-- EXERCISE AIM --
Each entry that follows must be output without any deviation.
-- Start DATA FOR THE TASK --
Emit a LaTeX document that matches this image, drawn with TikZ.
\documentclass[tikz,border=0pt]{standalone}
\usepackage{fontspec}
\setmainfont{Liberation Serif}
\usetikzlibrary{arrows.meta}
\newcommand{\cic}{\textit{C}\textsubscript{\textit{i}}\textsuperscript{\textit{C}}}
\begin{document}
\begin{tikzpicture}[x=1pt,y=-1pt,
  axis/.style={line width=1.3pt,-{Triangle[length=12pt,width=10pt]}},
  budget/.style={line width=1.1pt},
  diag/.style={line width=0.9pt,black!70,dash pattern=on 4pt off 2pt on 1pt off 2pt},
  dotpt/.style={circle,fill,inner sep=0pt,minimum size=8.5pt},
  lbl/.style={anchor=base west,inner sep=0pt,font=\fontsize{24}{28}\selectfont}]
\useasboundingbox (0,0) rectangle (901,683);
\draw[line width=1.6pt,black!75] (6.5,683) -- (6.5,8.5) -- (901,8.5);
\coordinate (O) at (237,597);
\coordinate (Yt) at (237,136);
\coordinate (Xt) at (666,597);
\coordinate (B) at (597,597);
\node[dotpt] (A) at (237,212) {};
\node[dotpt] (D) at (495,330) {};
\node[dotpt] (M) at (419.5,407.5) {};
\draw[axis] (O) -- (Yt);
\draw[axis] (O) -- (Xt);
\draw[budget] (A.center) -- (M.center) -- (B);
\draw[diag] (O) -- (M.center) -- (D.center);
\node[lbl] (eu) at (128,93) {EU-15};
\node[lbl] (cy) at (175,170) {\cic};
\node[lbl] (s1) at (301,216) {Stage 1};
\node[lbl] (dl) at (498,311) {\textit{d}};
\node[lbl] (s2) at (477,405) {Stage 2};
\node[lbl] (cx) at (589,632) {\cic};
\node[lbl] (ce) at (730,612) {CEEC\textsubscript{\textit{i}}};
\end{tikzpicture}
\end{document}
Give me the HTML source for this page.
-- End DATA FOR THE TASK --
-- ANSWER TO THIS EXERCISE --
Emit a LaTeX document that matches this image, drawn with TikZ.
\documentclass[tikz,border=0pt]{standalone}
\usepackage{fontspec}
\setmainfont{Liberation Serif}
\usetikzlibrary{arrows.meta}
\newcommand{\cic}{\textit{C}\textsubscript{\textit{i}}\textsuperscript{\textit{C}}}
\begin{document}
\begin{tikzpicture}[x=1pt,y=-1pt,
  axis/.style={line width=1.3pt,-{Triangle[length=12pt,width=10pt]}},
  budget/.style={line width=1.1pt},
  diag/.style={line width=0.9pt,black!70,dash pattern=on 4pt off 2pt on 1pt off 2pt},
  dotpt/.style={circle,fill,inner sep=0pt,minimum size=8.5pt},
  lbl/.style={anchor=base west,inner sep=0pt,font=\fontsize{24}{28}\selectfont}]
\useasboundingbox (0,0) rectangle (901,683);
\draw[line width=1.6pt,black!75] (6.5,683) -- (6.5,8.5) -- (901,8.5);
\coordinate (O) at (237,597);
\coordinate (Yt) at (237,136);
\coordinate (Xt) at (666,597);
\coordinate (B) at (597,597);
\node[dotpt] (A) at (237,212) {};
\node[dotpt] (D) at (495,330) {};
\node[dotpt] (M) at (419.5,407.5) {};
\draw[axis] (O) -- (Yt);
\draw[axis] (O) -- (Xt);
\draw[budget] (A.center) -- (M.center) -- (B);
\draw[diag] (O) -- (M.center) -- (D.center);
\node[lbl] (eu) at (128,93) {EU-15};
\node[lbl] (cy) at (175,170) {\cic};
\node[lbl] (s1) at (301,216) {Stage 1};
\node[lbl] (dl) at (498,311) {\textit{d}};
\node[lbl] (s2) at (477,405) {Stage 2};
\node[lbl] (cx) at (589,632) {\cic};
\node[lbl] (ce) at (730,612) {CEEC\textsubscript{\textit{i}}};
\end{tikzpicture}
\end{document}
Give me the HTML source for this page.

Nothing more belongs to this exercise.